Given request:
Don't include pictures. Quote the lines below from the first through the line that contains "GRID = '#D9D9D9'".

Available data:
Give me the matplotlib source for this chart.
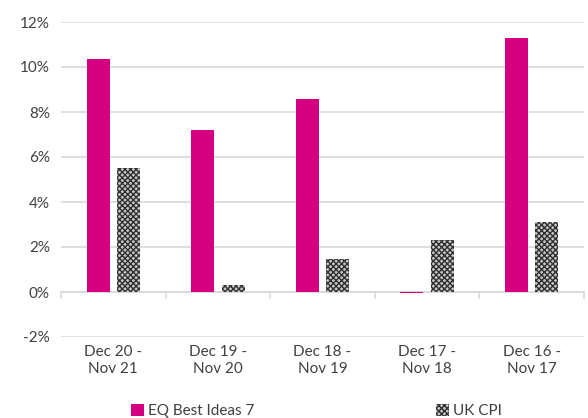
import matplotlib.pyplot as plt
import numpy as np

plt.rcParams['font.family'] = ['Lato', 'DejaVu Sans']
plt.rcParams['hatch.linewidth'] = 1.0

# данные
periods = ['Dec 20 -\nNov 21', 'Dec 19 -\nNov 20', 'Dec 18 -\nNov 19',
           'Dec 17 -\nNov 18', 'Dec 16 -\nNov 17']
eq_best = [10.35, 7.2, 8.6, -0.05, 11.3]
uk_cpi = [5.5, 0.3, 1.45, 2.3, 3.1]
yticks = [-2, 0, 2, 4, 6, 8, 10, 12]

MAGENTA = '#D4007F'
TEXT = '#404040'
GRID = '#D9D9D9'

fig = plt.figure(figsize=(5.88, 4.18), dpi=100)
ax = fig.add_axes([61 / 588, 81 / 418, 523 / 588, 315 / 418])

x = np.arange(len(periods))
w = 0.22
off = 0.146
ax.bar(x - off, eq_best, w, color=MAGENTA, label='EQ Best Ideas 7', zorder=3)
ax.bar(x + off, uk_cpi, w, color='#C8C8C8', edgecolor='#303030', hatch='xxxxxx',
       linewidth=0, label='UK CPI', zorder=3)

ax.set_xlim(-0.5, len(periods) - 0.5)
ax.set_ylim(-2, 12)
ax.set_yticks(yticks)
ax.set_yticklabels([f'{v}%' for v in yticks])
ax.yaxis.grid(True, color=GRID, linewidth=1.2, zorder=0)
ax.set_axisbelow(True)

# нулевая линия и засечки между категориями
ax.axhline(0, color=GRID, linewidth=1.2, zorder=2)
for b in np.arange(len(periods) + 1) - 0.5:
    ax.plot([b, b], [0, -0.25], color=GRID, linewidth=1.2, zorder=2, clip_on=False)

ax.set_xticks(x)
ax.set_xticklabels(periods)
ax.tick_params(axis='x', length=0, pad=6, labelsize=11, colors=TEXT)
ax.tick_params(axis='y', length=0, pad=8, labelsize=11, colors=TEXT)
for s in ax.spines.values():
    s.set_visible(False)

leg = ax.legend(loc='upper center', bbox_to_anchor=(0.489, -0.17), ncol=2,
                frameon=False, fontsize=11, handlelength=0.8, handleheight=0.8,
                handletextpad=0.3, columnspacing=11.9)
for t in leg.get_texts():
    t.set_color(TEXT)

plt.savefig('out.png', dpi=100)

Task response:
Give me the matplotlib source for this chart.
import matplotlib.pyplot as plt
import numpy as np

plt.rcParams['font.family'] = ['Lato', 'DejaVu Sans']
plt.rcParams['hatch.linewidth'] = 1.0

# данные
periods = ['Dec 20 -\nNov 21', 'Dec 19 -\nNov 20', 'Dec 18 -\nNov 19',
           'Dec 17 -\nNov 18', 'Dec 16 -\nNov 17']
eq_best = [10.35, 7.2, 8.6, -0.05, 11.3]
uk_cpi = [5.5, 0.3, 1.45, 2.3, 3.1]
yticks = [-2, 0, 2, 4, 6, 8, 10, 12]

MAGENTA = '#D4007F'
TEXT = '#404040'
GRID = '#D9D9D9'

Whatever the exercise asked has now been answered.